A titre personnel, ma vie de footballeuse est une vie tout à fait simple ! Je vis des moments comme tout le monde. Après j'ai l'architecture qui est présente quand je ne joue pas au foot. Mais à part ça je passe des moments simples, avec des amis, la famille etc...

 

« On a quand même la chance pour certaines d'entre nous de pouvoir vivre du football »

 

Journaliste (RTL) : En fait je voulais dire dans l'organisation professionnelle. Certaines joueuse ne gagnent pas leur vie du football en première division. Il y a un contraste entre l'impact médiatique de cette Coupe du monde et le statut réel des joueuses le reste de l'année ?

On a quand même la chance pour certaines d'entre nous de pouvoir vivre du football. C'est à prendre en compte. Mais ce n'est pas le cas de toutes les joueuses encore. J'espère que ça le sera pour beaucoup de joueuses par la suite. On a la chance aujourd'hui de vivre de notre passion et c'est un métier à part entière. Ca demande beaucoup de travail au quotidien. Encore plus pour celles qui ont un travail en parallèle au football.

 

Journaliste (RMC Sport) : Comment occupez-vous vos journées ? Elise Bussaglia nous a par exemple confié tout à l'heure qu'elle lisait un livre en espagnol sur l'entraîneur Pep Guardiola. D'autres jouent au molkky. Et vous, en dehors de vos entraînements, de votre récupération, comment ça se passe ?

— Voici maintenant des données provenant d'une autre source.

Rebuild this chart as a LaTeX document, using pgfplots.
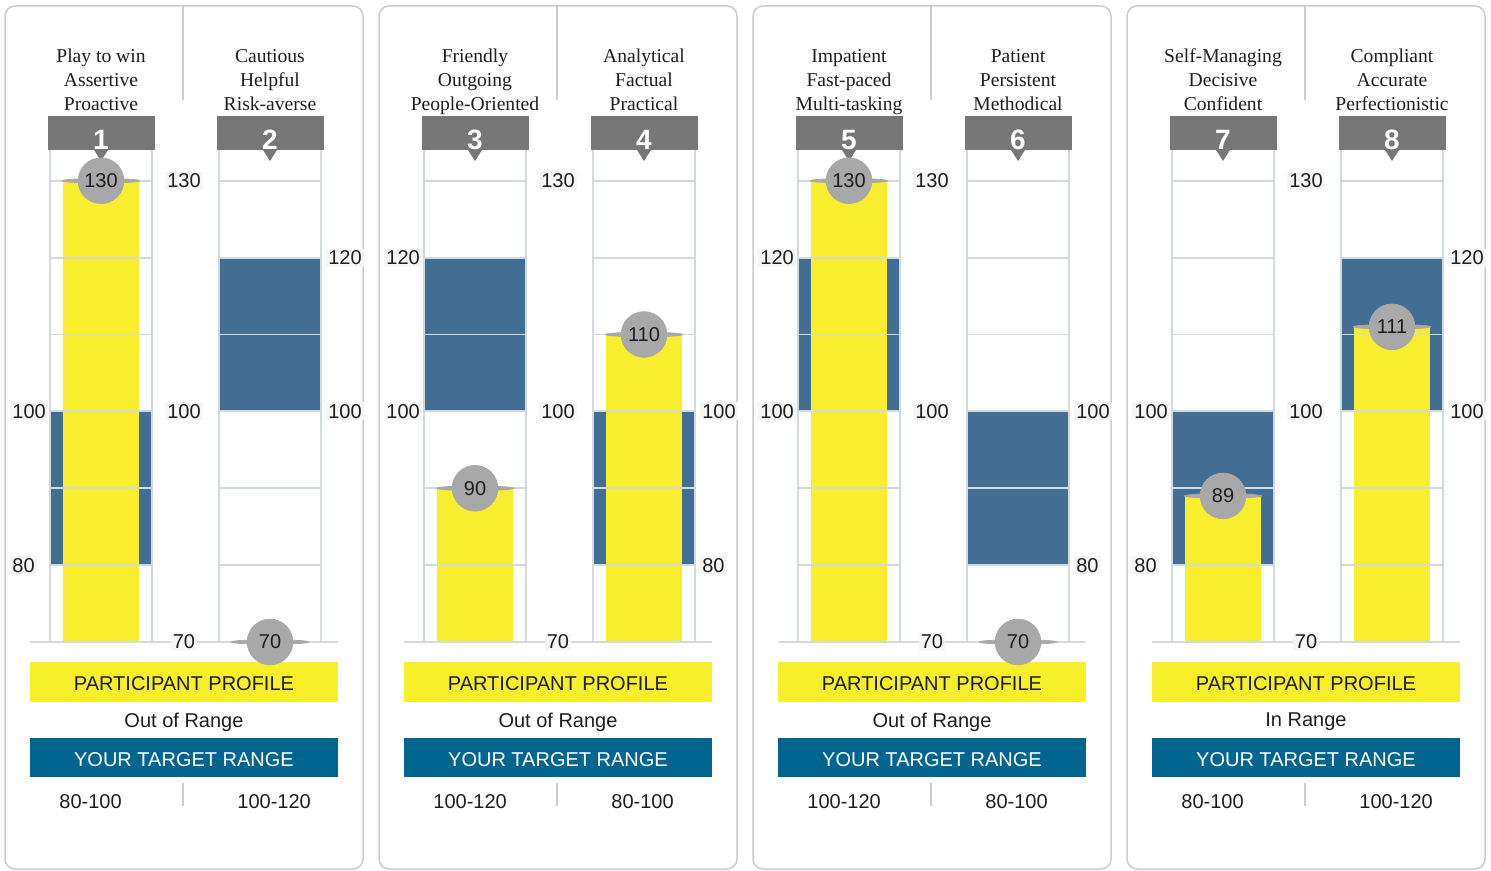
\documentclass[border=0pt]{standalone}
\usepackage{pgfplots}
\pgfplotsset{compat=1.18}
\usepackage{fontspec}
\setmainfont{Liberation Serif}
\newfontfamily\arial{Liberation Sans}

\definecolor{barYellow}{HTML}{F8EE2E}
\definecolor{boxYellow}{HTML}{F7EF2A}
\definecolor{bandBlue}{HTML}{416E92}
\definecolor{targetBlue}{HTML}{00668F}
\definecolor{hdrGray}{HTML}{777777}
\definecolor{bubGray}{HTML}{A8A8A8}
\definecolor{gridGray}{HTML}{D3DADD}
\definecolor{frameGray}{HTML}{CCCCCC}
\definecolor{txt}{HTML}{1E1E1E}
\definecolor{lblBg}{HTML}{F6F6F6}

\newcommand\sansten{\arial\fontsize{10}{12}\selectfont}
\newcommand\hdrfont{\fontsize{9.8}{12}\selectfont}

\pgfplotsset{
  panel/.style={
    anchor=south west, scale only axis,
    width=154pt, height=246pt,
    xmin=-0.42012, xmax=1.40237, ymin=70, ymax=134,
    hide axis, clip=false,
  },
  band/.style={fill=bandBlue, draw=none},
  bar/.style={fill=barYellow, draw=none},
  wing/.style={only marks, color=bubGray, mark=*, mark size=11.25pt,
    mark options={fill=bubGray, draw=bubGray, xscale=1.72, yscale=0.1}},
  bubble/.style={only marks, color=bubGray, mark=*, mark size=11.4pt,
    mark options={fill=bubGray, draw=bubGray},
    nodes near coords, nodes near coords align={anchor=center},
    every node near coord/.append style={font=\sansten, text=txt},
    /pgf/number format/assume math mode=true},
}

% frame and header separator of one panel
\newcommand\panelframe{%
  \draw[frameGray, line width=0.75pt, rounded corners=5pt]
    ([yshift=72pt]axis cs:-0.568,134) rectangle ([yshift=-113.5pt]axis cs:1.5503,70);
  \draw[frameGray, line width=0.75pt]
    ([yshift=25pt]axis cs:0.485,134) -- ([yshift=72pt]axis cs:0.485,134);
}
% grid lines, column rails and baseline, drawn over the bars
\newcommand\columngrid{%
  \pgfplotsinvokeforeach{80,90,100,110,120,130}{%
    \draw[gridGray, line width=0.9pt] (axis cs:-0.3,##1) -- (axis cs:0.3,##1);
    \draw[gridGray, line width=0.9pt] (axis cs:0.7,##1) -- (axis cs:1.3,##1);
  }%
  \pgfplotsinvokeforeach{-0.3,0.3,0.7,1.3}{%
    \draw[gridGray, line width=1pt] (axis cs:##1,70) -- (axis cs:##1,134);
  }%
  \draw[gridGray, line width=1pt] (axis cs:-0.42012,70) -- (axis cs:1.40237,70);
}
% numbered header with three descriptive lines
\newcommand\header[5]{%
  \fill[hdrGray] ([xshift=-26.75pt]axis cs:#1,134) rectangle ([xshift=26.75pt,yshift=17pt]axis cs:#1,134);
  \fill[hdrGray] ([xshift=-3.5pt]axis cs:#1,134) -- ([xshift=3.5pt]axis cs:#1,134)
    -- ([yshift=-5.5pt]axis cs:#1,134) -- cycle;
  \node[text=white, font=\arial\bfseries\fontsize{14}{14}\selectfont] at ([yshift=5pt]axis cs:#1,134) {#2};
  \node[anchor=base, text=txt, font=\hdrfont, inner sep=0pt] at ([yshift=43.5pt]axis cs:#1,134) {#3};
  \node[anchor=base, text=txt, font=\hdrfont, inner sep=0pt] at ([yshift=31.5pt]axis cs:#1,134) {#4};
  \node[anchor=base, text=txt, font=\hdrfont, inner sep=0pt] at ([yshift=19.5pt]axis cs:#1,134) {#5};
}
\tikzset{ticklbl/.style={font=\sansten, text=txt, fill=lblBg, inner sep=1pt}}
\newcommand\lefttick[1]{\node[ticklbl, anchor=west] at (axis cs:-0.5385,#1) {#1};}
\newcommand\midtick[1]{\node[ticklbl] at (axis cs:0.491,#1) {#1};}
\newcommand\righttick[1]{\node[ticklbl, anchor=west] at (axis cs:1.331,#1) {#1};}
% legend boxes and target ranges under a panel
\newcommand\bottomboxes[3]{%
  \fill[boxYellow] ([yshift=-10pt]axis cs:-0.42012,70) rectangle ([yshift=-30pt]axis cs:1.40237,70);
  \node[font=\sansten, text=txt] at ([yshift=-21pt]axis cs:0.491,70) {PARTICIPANT PROFILE};
  \node[font=\sansten, text=txt] at ([yshift=-40pt]axis cs:0.491,70) {#1};
  \fill[targetBlue] ([yshift=-48pt]axis cs:-0.42012,70) rectangle ([yshift=-67.5pt]axis cs:1.40237,70);
  \node[font=\sansten, text=white] at ([yshift=-59pt]axis cs:0.491,70) {YOUR TARGET RANGE};
  \draw[frameGray, line width=0.75pt] ([yshift=-70.5pt]axis cs:0.485,70) -- ([yshift=-82pt]axis cs:0.485,70);
  \node[font=\sansten, text=txt, anchor=west, inner sep=0pt] at ([yshift=-79.7pt]axis cs:-0.2485,70) {#2};
  \node[font=\sansten, text=txt, anchor=west, inner sep=0pt] at ([yshift=-79.7pt]axis cs:0.805,70) {#3};
}

\begin{document}
\begin{tikzpicture}
\path (0,0) rectangle (745.5pt,435.5pt);

% ---- Panel 1: traits 1 and 2
\begin{axis}[panel, at={(15pt,114.5pt)}]
  \panelframe
  \addplot[band] coordinates {(-0.3,80) (0.3,80) (0.3,100) (-0.3,100)};
  \addplot[band] coordinates {(0.7,100) (1.3,100) (1.3,120) (0.7,120)};
  \addplot[bar] coordinates {(-0.225,70) (0.225,70) (0.225,130) (-0.225,130)};
  \addplot[bar] coordinates {(0.775,70) (1.225,70) (1.225,70) (0.775,70)};
  \columngrid
  \header{0}{1}{Play to win}{Assertive}{Proactive}
  \header{1}{2}{Cautious}{Helpful}{Risk-averse}
  \lefttick{100}\lefttick{80}
  \midtick{130}\midtick{100}\midtick{70}
  \righttick{120}\righttick{100}
  \addplot[wing] coordinates {(0,130) (1,70)};
  \addplot[bubble] coordinates {(0,130) (1,70)};
  \bottomboxes{Out of Range}{80-100}{100-120}
\end{axis}

% ---- Panel 2: traits 3 and 4
\begin{axis}[panel, at={(202pt,114.5pt)}]
  \panelframe
  \addplot[band] coordinates {(-0.3,100) (0.3,100) (0.3,120) (-0.3,120)};
  \addplot[band] coordinates {(0.7,80) (1.3,80) (1.3,100) (0.7,100)};
  \addplot[bar] coordinates {(-0.225,70) (0.225,70) (0.225,90) (-0.225,90)};
  \addplot[bar] coordinates {(0.775,70) (1.225,70) (1.225,110) (0.775,110)};
  \columngrid
  \header{0}{3}{Friendly}{Outgoing}{People-Oriented}
  \header{1}{4}{Analytical}{Factual}{Practical}
  \lefttick{120}\lefttick{100}
  \midtick{130}\midtick{100}\midtick{70}
  \righttick{100}\righttick{80}
  \addplot[wing] coordinates {(0,90) (1,110)};
  \addplot[bubble] coordinates {(0,90) (1,110)};
  \bottomboxes{Out of Range}{100-120}{80-100}
\end{axis}

% ---- Panel 3: traits 5 and 6
\begin{axis}[panel, at={(389pt,114.5pt)}]
  \panelframe
  \addplot[band] coordinates {(-0.3,100) (0.3,100) (0.3,120) (-0.3,120)};
  \addplot[band] coordinates {(0.7,80) (1.3,80) (1.3,100) (0.7,100)};
  \addplot[bar] coordinates {(-0.225,70) (0.225,70) (0.225,130) (-0.225,130)};
  \addplot[bar] coordinates {(0.775,70) (1.225,70) (1.225,70) (0.775,70)};
  \columngrid
  \header{0}{5}{Impatient}{Fast-paced}{Multi-tasking}
  \header{1}{6}{Patient}{Persistent}{Methodical}
  \lefttick{120}\lefttick{100}
  \midtick{130}\midtick{100}\midtick{70}
  \righttick{100}\righttick{80}
  \addplot[wing] coordinates {(0,130) (1,70)};
  \addplot[bubble] coordinates {(0,130) (1,70)};
  \bottomboxes{Out of Range}{100-120}{80-100}
\end{axis}

% ---- Panel 4: traits 7 and 8
\begin{axis}[panel, at={(576pt,114.5pt)}]
  \panelframe
  \addplot[band] coordinates {(-0.3,80) (0.3,80) (0.3,100) (-0.3,100)};
  \addplot[band] coordinates {(0.7,100) (1.3,100) (1.3,120) (0.7,120)};
  \addplot[bar] coordinates {(-0.225,70) (0.225,70) (0.225,89) (-0.225,89)};
  \addplot[bar] coordinates {(0.775,70) (1.225,70) (1.225,111) (0.775,111)};
  \columngrid
  \header{0}{7}{Self-Managing}{Decisive}{Confident}
  \header{1}{8}{Compliant}{Accurate}{Perfectionistic}
  \lefttick{100}\lefttick{80}
  \midtick{130}\midtick{100}\midtick{70}
  \righttick{120}\righttick{100}
  \addplot[wing] coordinates {(0,89) (1,111)};
  \addplot[bubble] coordinates {(0,89) (1,111)};
  \bottomboxes{In Range}{80-100}{100-120}
\end{axis}
\end{tikzpicture}
\end{document}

Moi aussi j'ai quelques bouquins que je lis. Et puis j'ai mes carnets de croquis d'architecture toujours avec moi. J'aime bien aussi faire quelques photos de temps en temps. Voilà comment je rythme mes moments de repos. Je dors aussi, je tâche de bien récupérer.

 

Journaliste : Maéva, on te suit énormément en D1 depuis Saint-Etienne. On sait que tu es une joueuse qui est beaucoup axée sur la réflexion. Est-ce que tu te considères comme la surprise de ce mondial ? Comment vis-tu cet instant de peut-être pouvoir jouer un match ou quelques minutes d'un match de Coupe du monde ?

La "surprise", je ne sais pas trop. Pour moi en tout cas oui c'était une surprise. Je l'ai appris comme vous, devant la télé. Après pour votre deuxième question : je l'appréhende plutôt bien, je m'y prépare. Comme à chaque match je fais en sorte d'être prête pour éventuellement entrer en jeu, et tout simplement jouer mon jeu, faire ce qu'on me demande de faire sur le terrain pour l'équipe.

 

Journaliste (AFP) : J'ai une question sur les jeunes du FC Fleury. Il y a eu une initiative assez intéressante des U14 garçons qui prenaient les meilleures U15 filles et qui les intégraient à l'entraînement, et même en championnat. Ca permet de les pousser au moment où elles passent les concours pour intégrer Clairefontaine. Comment voyez-vous cette initiative ? Est-ce vous y avez été impliquée de près ou de loin ?

Alors moi je n'y ai pas été impliquée de près ou de loin. Mais je trouve que c'est une démarche intéressante. De manière générale je trouve que le club de Fleury fait pas mal de choses pour ces filles mais aussi pour sa section féminine. Le club essaie beaucoup de mêler la vie des joueurs et des joueuses. Je trouve ça très bien pour le football.